[Begin]

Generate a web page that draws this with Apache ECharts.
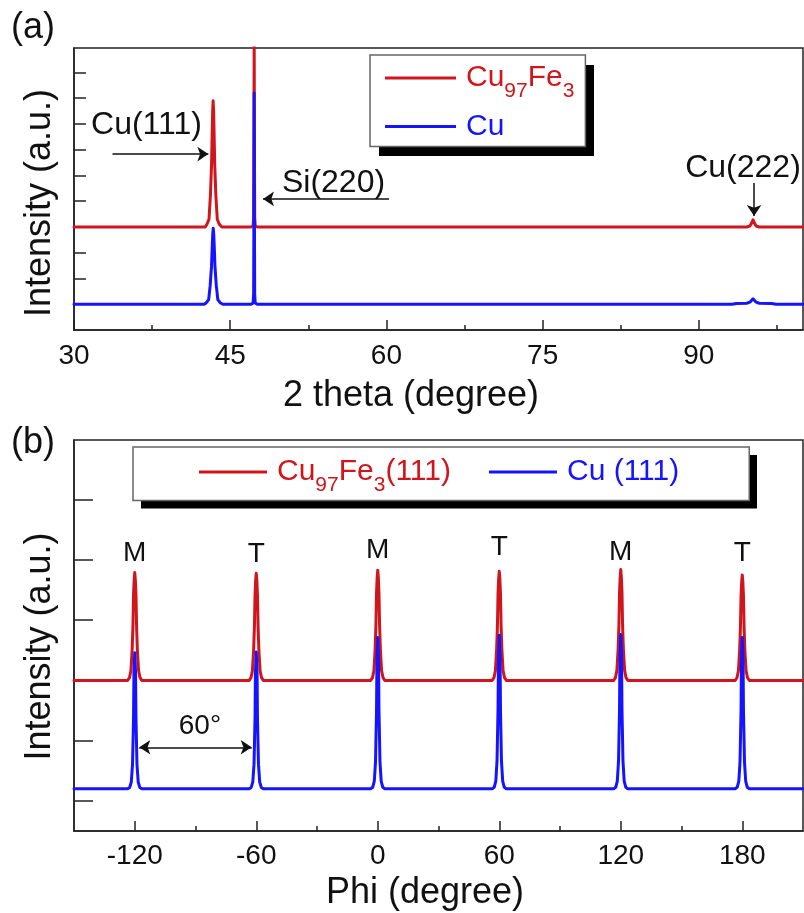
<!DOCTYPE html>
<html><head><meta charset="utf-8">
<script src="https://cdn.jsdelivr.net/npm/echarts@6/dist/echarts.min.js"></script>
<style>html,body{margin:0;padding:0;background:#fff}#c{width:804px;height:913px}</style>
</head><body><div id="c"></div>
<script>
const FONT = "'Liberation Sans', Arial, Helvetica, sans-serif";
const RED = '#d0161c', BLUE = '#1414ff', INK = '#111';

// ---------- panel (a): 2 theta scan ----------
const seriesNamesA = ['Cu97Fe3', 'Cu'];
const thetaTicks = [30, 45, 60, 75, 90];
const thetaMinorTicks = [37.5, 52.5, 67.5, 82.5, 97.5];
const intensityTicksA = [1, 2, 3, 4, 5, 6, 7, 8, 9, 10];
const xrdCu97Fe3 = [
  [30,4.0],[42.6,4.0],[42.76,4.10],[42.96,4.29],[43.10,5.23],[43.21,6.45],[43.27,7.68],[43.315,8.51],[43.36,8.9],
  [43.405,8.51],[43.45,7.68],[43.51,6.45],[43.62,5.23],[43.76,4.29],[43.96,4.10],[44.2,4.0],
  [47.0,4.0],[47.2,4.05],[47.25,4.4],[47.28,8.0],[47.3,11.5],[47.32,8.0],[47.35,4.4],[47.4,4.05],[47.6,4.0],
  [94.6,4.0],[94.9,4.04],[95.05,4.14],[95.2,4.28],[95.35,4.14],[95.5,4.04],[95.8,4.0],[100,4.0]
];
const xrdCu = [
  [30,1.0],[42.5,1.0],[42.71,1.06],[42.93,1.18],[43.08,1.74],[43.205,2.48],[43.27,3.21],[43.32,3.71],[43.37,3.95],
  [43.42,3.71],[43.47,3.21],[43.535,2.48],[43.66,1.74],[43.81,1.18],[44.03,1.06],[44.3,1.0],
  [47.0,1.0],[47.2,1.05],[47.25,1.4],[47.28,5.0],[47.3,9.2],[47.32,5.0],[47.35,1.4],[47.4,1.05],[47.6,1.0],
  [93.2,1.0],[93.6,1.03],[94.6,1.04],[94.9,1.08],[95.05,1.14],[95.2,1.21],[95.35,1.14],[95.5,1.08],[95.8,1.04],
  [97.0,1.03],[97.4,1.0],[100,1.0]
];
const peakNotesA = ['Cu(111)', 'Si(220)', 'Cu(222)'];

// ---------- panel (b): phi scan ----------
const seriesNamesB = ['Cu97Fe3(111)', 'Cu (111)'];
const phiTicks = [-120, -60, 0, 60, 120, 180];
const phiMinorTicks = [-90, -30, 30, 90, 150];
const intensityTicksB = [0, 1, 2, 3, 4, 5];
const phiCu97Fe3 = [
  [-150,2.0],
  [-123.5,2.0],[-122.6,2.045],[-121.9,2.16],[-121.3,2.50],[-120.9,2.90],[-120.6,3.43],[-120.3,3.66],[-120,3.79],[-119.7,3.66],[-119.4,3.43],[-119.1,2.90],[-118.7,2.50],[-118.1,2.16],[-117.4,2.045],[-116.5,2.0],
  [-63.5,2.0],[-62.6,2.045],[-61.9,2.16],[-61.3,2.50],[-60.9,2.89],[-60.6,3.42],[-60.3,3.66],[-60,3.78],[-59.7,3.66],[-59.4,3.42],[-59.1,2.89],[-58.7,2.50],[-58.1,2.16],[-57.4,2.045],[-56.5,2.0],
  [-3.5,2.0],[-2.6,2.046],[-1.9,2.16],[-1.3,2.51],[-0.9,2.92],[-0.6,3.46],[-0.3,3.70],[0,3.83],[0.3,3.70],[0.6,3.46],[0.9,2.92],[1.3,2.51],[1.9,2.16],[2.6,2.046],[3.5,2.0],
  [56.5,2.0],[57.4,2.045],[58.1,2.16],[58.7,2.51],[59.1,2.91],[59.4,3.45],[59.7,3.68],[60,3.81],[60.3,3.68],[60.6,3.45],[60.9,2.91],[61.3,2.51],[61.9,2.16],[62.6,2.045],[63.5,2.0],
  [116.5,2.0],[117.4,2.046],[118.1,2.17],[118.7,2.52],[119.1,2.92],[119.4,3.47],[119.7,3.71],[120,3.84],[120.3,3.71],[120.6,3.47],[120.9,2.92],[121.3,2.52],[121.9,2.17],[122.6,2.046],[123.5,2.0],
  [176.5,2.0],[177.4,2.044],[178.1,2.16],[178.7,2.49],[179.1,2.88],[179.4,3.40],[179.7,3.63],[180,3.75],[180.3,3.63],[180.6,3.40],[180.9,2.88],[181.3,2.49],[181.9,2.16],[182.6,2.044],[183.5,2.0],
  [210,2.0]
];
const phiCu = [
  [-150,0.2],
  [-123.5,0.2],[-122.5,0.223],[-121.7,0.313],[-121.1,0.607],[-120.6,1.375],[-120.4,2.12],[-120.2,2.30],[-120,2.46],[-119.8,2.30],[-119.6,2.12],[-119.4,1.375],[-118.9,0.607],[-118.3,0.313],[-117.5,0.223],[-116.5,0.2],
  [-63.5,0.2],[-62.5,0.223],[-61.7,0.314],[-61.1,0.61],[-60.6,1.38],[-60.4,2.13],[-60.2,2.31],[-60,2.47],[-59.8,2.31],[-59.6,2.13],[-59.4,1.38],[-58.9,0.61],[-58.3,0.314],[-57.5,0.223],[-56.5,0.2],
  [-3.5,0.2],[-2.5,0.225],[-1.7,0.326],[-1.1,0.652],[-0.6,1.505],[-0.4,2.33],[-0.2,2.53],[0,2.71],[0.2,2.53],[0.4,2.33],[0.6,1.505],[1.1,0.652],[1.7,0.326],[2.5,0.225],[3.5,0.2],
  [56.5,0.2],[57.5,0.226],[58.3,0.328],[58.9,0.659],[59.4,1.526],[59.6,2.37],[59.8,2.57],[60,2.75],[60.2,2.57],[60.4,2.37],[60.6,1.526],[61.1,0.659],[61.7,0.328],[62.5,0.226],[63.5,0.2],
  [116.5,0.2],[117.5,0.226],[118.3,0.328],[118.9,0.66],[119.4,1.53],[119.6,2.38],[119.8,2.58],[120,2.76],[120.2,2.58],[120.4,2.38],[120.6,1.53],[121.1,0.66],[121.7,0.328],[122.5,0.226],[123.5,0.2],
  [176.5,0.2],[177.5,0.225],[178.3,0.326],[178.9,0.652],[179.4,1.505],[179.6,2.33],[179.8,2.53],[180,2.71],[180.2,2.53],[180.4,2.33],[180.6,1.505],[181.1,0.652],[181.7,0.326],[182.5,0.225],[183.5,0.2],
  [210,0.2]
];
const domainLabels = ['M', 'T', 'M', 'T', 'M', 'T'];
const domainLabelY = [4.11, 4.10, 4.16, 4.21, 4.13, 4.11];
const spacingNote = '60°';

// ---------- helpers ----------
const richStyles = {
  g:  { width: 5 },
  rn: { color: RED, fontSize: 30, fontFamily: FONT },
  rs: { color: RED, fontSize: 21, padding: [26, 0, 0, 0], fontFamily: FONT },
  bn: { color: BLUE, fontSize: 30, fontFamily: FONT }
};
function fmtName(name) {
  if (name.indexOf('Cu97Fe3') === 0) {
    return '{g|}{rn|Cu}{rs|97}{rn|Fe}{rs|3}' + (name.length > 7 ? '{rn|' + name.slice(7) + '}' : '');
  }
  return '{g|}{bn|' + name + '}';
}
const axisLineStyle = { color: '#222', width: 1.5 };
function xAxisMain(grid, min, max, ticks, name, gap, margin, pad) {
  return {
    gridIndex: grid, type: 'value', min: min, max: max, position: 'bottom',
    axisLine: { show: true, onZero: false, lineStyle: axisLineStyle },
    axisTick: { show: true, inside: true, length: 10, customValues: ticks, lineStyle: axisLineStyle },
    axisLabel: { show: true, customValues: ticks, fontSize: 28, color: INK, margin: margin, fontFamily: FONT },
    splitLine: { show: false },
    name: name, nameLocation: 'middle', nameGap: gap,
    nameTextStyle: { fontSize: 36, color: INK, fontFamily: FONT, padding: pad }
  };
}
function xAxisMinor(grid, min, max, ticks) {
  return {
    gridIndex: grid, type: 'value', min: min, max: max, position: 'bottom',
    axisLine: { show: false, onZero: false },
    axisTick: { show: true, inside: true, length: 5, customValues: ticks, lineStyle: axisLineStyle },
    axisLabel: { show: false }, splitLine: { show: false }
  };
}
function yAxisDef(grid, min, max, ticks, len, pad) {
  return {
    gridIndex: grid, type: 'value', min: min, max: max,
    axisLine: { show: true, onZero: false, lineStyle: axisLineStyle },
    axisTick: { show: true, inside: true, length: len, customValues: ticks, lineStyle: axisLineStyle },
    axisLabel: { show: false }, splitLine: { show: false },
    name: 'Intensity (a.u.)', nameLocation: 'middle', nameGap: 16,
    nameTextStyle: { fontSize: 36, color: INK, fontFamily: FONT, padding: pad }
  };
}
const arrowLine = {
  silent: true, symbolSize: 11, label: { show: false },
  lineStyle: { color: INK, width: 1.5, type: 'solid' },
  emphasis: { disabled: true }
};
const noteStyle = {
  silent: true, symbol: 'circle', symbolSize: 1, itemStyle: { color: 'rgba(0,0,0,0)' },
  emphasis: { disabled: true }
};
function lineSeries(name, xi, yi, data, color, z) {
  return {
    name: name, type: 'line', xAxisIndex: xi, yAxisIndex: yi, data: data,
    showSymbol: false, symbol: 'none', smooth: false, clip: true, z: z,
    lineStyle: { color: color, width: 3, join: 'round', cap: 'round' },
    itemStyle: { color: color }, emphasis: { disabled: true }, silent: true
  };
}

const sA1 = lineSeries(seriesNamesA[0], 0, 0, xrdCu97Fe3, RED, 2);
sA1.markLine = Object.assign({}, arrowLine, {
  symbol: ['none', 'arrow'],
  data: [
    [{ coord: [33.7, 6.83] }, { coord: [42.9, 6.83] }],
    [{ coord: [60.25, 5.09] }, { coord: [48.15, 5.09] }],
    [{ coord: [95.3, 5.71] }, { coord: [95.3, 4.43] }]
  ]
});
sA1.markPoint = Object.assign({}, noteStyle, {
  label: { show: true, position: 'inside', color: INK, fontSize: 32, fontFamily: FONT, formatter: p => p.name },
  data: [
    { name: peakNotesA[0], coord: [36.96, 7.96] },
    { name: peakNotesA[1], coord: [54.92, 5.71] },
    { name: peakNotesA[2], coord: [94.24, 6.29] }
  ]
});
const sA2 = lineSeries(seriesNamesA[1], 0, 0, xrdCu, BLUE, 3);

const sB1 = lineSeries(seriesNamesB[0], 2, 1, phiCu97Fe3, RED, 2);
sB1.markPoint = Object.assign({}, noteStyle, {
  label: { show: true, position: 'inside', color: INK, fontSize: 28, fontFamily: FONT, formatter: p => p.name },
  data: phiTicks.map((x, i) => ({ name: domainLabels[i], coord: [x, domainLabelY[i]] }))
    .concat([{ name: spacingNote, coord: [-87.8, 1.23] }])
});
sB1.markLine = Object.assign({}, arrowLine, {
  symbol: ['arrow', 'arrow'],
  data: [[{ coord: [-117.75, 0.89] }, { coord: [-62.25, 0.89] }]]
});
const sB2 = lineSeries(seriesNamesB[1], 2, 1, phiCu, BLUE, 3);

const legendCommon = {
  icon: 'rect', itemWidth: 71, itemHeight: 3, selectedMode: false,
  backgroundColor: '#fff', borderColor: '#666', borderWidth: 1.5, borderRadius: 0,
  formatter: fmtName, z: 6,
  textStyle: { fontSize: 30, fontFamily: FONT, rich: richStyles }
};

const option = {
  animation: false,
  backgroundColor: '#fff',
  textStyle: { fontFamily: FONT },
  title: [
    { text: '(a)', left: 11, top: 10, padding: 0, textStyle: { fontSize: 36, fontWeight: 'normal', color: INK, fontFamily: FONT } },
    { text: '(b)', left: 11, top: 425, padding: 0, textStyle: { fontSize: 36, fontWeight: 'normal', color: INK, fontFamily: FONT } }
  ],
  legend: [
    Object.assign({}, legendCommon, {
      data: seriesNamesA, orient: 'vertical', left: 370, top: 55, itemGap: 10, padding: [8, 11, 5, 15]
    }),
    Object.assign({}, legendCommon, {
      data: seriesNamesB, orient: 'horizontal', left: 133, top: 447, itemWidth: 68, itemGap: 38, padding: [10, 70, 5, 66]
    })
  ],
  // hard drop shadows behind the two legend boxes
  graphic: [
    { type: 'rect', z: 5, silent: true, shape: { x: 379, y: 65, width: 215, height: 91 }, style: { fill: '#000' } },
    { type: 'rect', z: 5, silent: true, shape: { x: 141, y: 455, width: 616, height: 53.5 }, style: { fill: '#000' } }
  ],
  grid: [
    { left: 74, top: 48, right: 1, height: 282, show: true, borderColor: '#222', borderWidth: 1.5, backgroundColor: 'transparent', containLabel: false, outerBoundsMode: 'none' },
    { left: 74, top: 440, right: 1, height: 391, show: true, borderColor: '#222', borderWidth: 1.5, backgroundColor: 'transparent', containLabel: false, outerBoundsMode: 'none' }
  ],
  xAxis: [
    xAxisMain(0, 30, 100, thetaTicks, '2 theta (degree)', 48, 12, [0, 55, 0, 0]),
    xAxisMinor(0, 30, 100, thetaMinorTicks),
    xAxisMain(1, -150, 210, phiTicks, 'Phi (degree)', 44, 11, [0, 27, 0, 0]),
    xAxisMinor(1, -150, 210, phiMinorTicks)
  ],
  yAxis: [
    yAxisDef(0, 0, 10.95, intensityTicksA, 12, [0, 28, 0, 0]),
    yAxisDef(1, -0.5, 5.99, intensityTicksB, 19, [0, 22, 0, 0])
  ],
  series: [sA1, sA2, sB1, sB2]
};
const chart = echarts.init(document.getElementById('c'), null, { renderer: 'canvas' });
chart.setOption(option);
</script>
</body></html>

[End]

**WRITTEN TASK**.
Pictures are excluded: retype only the lines from the beginning of the listing above through the line with "const RED = '#d0161c', BLUE", both included.

**THE ANSWER**.
Generate a web page that draws this with Apache ECharts.
<!DOCTYPE html>
<html><head><meta charset="utf-8">
<script src="https://cdn.jsdelivr.net/npm/echarts@6/dist/echarts.min.js"></script>
<style>html,body{margin:0;padding:0;background:#fff}#c{width:804px;height:913px}</style>
</head><body><div id="c"></div>
<script>
const FONT = "'Liberation Sans', Arial, Helvetica, sans-serif";
const RED = '#d0161c', BLUE = '#1414ff', INK = '#111';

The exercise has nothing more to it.